Two main regression approaches were employed: nonparametric and parametric nonlinear regression. In the text below, the two aforementioned approaches are briefly introduced.

Nonparametric methods have attracted the attention of academia and industry (Hayfield & Racine, 2008). They have relevant advantages, e.g., they do not assume any parametric function that constrains the relation between variables or even a specific distribution of those variables of interest (Tarrío-Saavedra et al., 2011). Indeed, nonparametric methods provide estimates of flexible models that do not impose any prespecified function (Maity, 2017), thereby allowing investigators to model a wide range of possible complex nonlinear functions (Shokrzadeh, Jozani & Bibeau, 2014). There are many types of nonparametric models dedicated to regression tasks, for example, kernel smoothing (Wand & Jones, 1994), local polynomial regression (Breidt & Opsomer, 2000), regression splines (Wood, 2006; Mammen & Van de Geer, 1997), and LOWESS (Cleveland & Devlin, 1988).
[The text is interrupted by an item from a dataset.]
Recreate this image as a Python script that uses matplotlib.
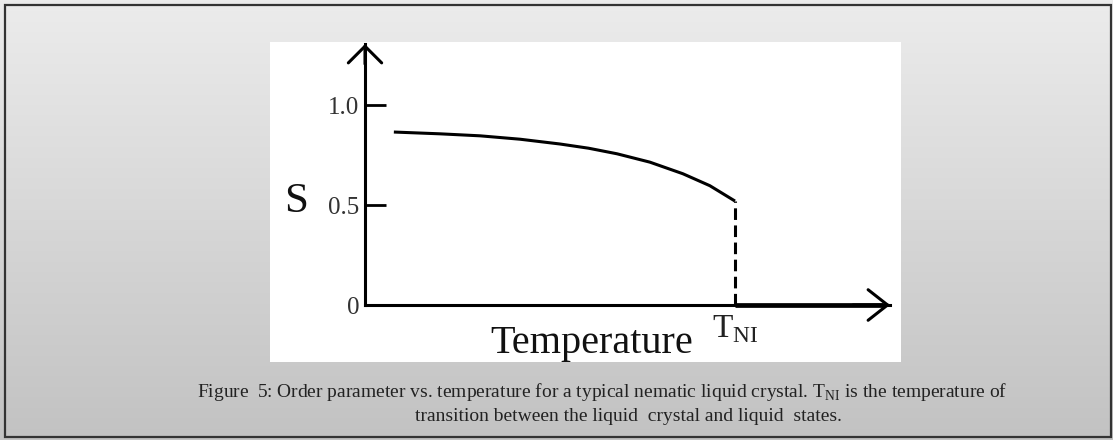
import numpy as np
import matplotlib
matplotlib.use('Agg')
import matplotlib.pyplot as plt
from matplotlib.patches import Rectangle
from matplotlib.colors import LinearSegmentedColormap

plt.rcParams['font.family'] = ['Liberation Serif', 'DejaVu Serif']
plt.rcParams['mathtext.fontset'] = 'custom'
plt.rcParams['mathtext.rm'] = 'Liberation Serif'

# order parameter S vs T/T_NI
t_vals = [0.078, 0.203, 0.311, 0.419, 0.527, 0.604, 0.681, 0.770, 0.859, 0.932, 1.0]
s_vals = [0.867, 0.858, 0.848, 0.831, 0.807, 0.786, 0.758, 0.716, 0.658, 0.598, 0.521]
t_ni = 1.0
t_end = 1.419   # arrow tip of temperature axis
s_top = 1.308   # arrow tip of S axis
ytick_pos = [0, 0.5, 1.0]
ytick_lab = ['0', '0.5', '1.0']

cap1 = 'Figure  5: Order parameter vs. temperature for a typical nematic liquid crystal. T$_{\\rm NI}$ is the temperature of'
cap2 = 'transition between the liquid  crystal and liquid  states.'

W, H = 1113, 440
fig = plt.figure(figsize=(W / 100, H / 100), dpi=100)

# gray gradient background + frame
bg = fig.add_axes([0, 0, 1, 1])
grays = LinearSegmentedColormap.from_list('bg', ['#ececec', '#c2c2c2'])
grad = np.linspace(0, 1, 256).reshape(-1, 1)
bg.imshow(grad, extent=(0, W, H, 0), aspect='auto', cmap=grays)
bg.set_xlim(0, W)
bg.set_ylim(H, 0)
bg.axis('off')
bg.add_patch(Rectangle((5, 5), 1106, 432, fill=False, ec='#333333', lw=1.6))

# chart panel (white box)
x0, x1, y0, y1 = 270, 901, 42, 362
ax = fig.add_axes([x0 / W, 1 - y1 / H, (x1 - x0) / W, (y1 - y0) / H])
ax.set_facecolor('white')
ax.set_xlim(-95 / 370, 536 / 370)
ax.set_ylim(-57 / 199.5, 263 / 199.5)

for k in ['top', 'right']:
    ax.spines[k].set_visible(False)
ax.spines['left'].set_position(('data', 0))
ax.spines['bottom'].set_position(('data', 0))
ax.spines['left'].set_bounds(0, s_top)
ax.spines['bottom'].set_bounds(0, t_end)
ax.spines['left'].set_linewidth(2.2)
ax.spines['bottom'].set_linewidth(2.2)

ax.set_yticks(ytick_pos)
ax.set_yticklabels(ytick_lab)
ax.tick_params(axis='y', direction='in', length=15, width=2, pad=4,
               labelsize=18, labelcolor='#333333')
ax.set_xticks([t_ni])
ax.set_xticklabels(['T$_{\\rm NI}$'])
ax.tick_params(axis='x', length=0, pad=6, labelsize=24, labelcolor='#222222')

# arrow heads
ax.annotate('', xy=(0, s_top), xytext=(0, s_top - 0.1),
            arrowprops=dict(arrowstyle='->,head_length=0.6,head_width=0.6',
                            lw=2.2, color='black', shrinkA=0, shrinkB=0,
                            mutation_scale=20))
ax.annotate('', xy=(t_end, 0), xytext=(t_end - 0.1, 0),
            arrowprops=dict(arrowstyle='->,head_length=0.7,head_width=0.55',
                            lw=2.2, color='black', shrinkA=0, shrinkB=0,
                            mutation_scale=20))

ax.plot(t_vals, s_vals, color='black', lw=2.2, solid_capstyle='butt',
        solid_joinstyle='round')
ax.plot([t_ni, t_ni], [0, s_vals[-1]], color='black', lw=2.2,
        ls=(0, (3.8, 1.8)))
ax.plot([t_ni, t_end - 0.02], [0, 0], color='black', lw=3.4,
        solid_capstyle='butt')

ax.set_xlabel('Temperature', fontsize=29, color='#111111', va='center')
ax.xaxis.set_label_coords((592 - x0) / (x1 - x0), (y1 - 343) / (y1 - y0))
ax.set_ylabel('S', fontsize=31, rotation=0, color='#111111', va='center',
              ha='center')
ax.yaxis.set_label_coords((296 - x0) / (x1 - x0), (y1 - 202) / (y1 - y0))

fig.text(602 / W, 1 - 392 / H, cap1, ha='center', va='center',
         fontsize=14, color='#222222')
fig.text(628 / W, 1 - 416 / H, cap2, ha='center', va='center',
         fontsize=14, color='#222222')

fig.savefig('out.png', dpi=100)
Specifically, penalized regression spline modeling within the framework of nonparametric GAMs (Wood, 2006) is proposed here to obtain information about the type of dependence between collagen mass loss and time. For the sake of simplicity, a penalized B-spline basis was fitted. A generic GAM as a function of two linear predictor variables (X₁ and X₂) and two smooth predictors (T₁ and T₂) can be defined as follows: (3)${\displaystyle Y={\beta }_0+{\beta }_1{X}_1+{\beta }_2{X}_2+s_1\left(T_1\right)+s_2\left(T_2\right)+s_{12}\left(T_1,T_2\right)+ϵ}$

where the effects on the response Y of X₁ and X₂ are linear, whereas the effects of T₁ and T₂ are only assumed to be smooth. This model additionally allowed us to include linear or smooth effects for the interaction between variables, as is the case for S(T₁, T₂). The discrepancy between Y and Y estimates, $\hat{Y}$, was measured by the model residuals, ϵ. When the Y variable is discrete, e.g., binomially or Poisson distributed, Y is replaced by g(η). In the present case, Y = MassLoss and X = Time; thus, (4)${\displaystyle \hat{Y}=E\left(Massloss|Time\right)={\beta }_0+s_{Time}\left(Time\right)}$

As mentioned above, package mgcv provides computational tools to fit GAMs. This library uses penalized regression splines for the estimation of smooth effect s of each predictor variable x. To define the concept of splines, consider the set of nodes a < t₁ < t₂ < ⋯ < t_L < b in interval [a, b]. A spline function is a polynomial function in each subinterval of a certain degree (e.g., three in the case of a cubic spline), which is continuous in the knots up to order degree L − 1. With the aim of determining a spline function, we must know L + degree + 1 values, known as the degrees of freedom of the spline family defined for the set of knots. The degree + 1 number is known as spline order.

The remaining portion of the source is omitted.